Two-Factor Authentication (2FA): What It Is and How to Set It Up

Learn what two-factor authentication is, how authenticator apps and security keys work, and how to choose the right 2FA method for your accounts.

What is Two-Factor Authentication?

Two-factor authentication (2FA) is a security method that requires two separate forms of verification before granting access to an account. Even if an attacker obtains your password, they cannot log in without also passing the second verification step. Combined with a password manager that generates and stores strong, unique passwords, 2FA is one of the most effective defenses against unauthorized access available to everyday users. Enabling it on your email, banking, and social media accounts dramatically reduces the risk of being compromised.

In-Depth

The Three Authentication Factors

Authentication factors fall into three categories. Knowledge factors are things you know – passwords, PINs, security questions. Possession factors are things you have – a smartphone, a hardware security key, a smart card. Inherence factors are things you are – fingerprints, facial recognition, and other forms of biometric authentication. True two-factor authentication combines elements from two different categories, ensuring that compromising one factor alone is not enough to break in.

Common 2FA Methods

The most widespread method is an SMS one-time password (OTP), but SMS is vulnerable to SIM-swap attacks and interception, so security experts recommend stronger alternatives. Authenticator apps (Google Authenticator, Microsoft Authenticator, Authy) generate time-based one-time passwords (TOTP) that change every 30 seconds and work offline.
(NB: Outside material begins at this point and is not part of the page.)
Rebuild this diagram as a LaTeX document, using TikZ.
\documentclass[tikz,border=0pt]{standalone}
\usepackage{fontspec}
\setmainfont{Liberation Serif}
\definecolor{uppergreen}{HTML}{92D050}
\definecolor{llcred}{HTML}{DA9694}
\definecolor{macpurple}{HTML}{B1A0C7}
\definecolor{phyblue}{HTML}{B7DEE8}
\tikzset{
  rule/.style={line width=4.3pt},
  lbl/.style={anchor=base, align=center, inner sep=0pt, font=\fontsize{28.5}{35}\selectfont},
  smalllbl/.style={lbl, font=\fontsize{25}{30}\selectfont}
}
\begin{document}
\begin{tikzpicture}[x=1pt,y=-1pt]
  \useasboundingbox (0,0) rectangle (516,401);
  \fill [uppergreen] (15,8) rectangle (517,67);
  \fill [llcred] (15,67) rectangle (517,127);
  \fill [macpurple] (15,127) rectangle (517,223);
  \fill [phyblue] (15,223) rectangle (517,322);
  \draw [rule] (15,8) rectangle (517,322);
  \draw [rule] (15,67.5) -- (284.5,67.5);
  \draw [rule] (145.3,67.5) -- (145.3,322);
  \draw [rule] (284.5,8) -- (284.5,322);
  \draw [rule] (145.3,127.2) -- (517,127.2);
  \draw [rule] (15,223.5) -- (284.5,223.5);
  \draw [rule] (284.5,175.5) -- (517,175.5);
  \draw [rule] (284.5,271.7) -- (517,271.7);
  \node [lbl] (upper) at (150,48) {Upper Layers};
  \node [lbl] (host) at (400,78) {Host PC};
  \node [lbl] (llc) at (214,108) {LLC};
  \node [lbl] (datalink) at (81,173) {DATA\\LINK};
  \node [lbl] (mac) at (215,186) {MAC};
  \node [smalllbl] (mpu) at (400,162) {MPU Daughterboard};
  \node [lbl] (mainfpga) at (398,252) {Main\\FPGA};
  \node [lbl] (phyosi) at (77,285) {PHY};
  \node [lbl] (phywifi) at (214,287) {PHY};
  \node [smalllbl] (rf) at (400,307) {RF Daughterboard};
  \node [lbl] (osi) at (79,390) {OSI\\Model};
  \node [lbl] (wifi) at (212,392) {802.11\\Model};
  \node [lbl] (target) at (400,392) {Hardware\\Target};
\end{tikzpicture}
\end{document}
Hardware security keys (YubiKey, Google Titan) use the FIDO2 protocol and are the most phishing-resistant option – the key cryptographically proves that you are on the legitimate website, making it nearly impossible for attackers to steal your second factor.

Two-Step vs. Two-Factor

The terms are often used interchangeably, but there is a technical distinction. Two-step verification simply requires two sequential checks, which could both be knowledge-based (password + security question). True two-factor authentication demands two checks from different factor categories (password + authenticator app, for example). The latter is significantly more secure because compromising a single category is not sufficient.

How to Choose

1. Start with an Authenticator App

Google Authenticator, Microsoft Authenticator, and Authy are free, widely supported, and far more secure than SMS codes. Setting them up takes just a few minutes per account and is the single best upgrade most people can make to their online security.

2. Use Hardware Security Keys for Critical Accounts

For your primary email, banking, and cryptocurrency accounts, a FIDO2-compatible physical security key provides the strongest available protection. It resists phishing, requires physical presence, and works across major platforms and browsers.

3. Always Save Backup Codes

Every service that offers 2FA also generates backup (recovery) codes. Store these in a secure location – a password manager vault, a printed sheet in a safe, or an encrypted file. Losing your second factor without backup codes can permanently lock you out of your own account.

The Bottom Line

Two-factor authentication is one of the simplest, most impactful steps you can take to protect your online accounts. An authenticator app raises the bar dramatically at zero cost, and a hardware security key raises it even further for your most sensitive logins. Enable 2FA on every account that supports it, save your backup codes, and combine it with a password manager for a layered defense that stops the vast majority of attacks before they start.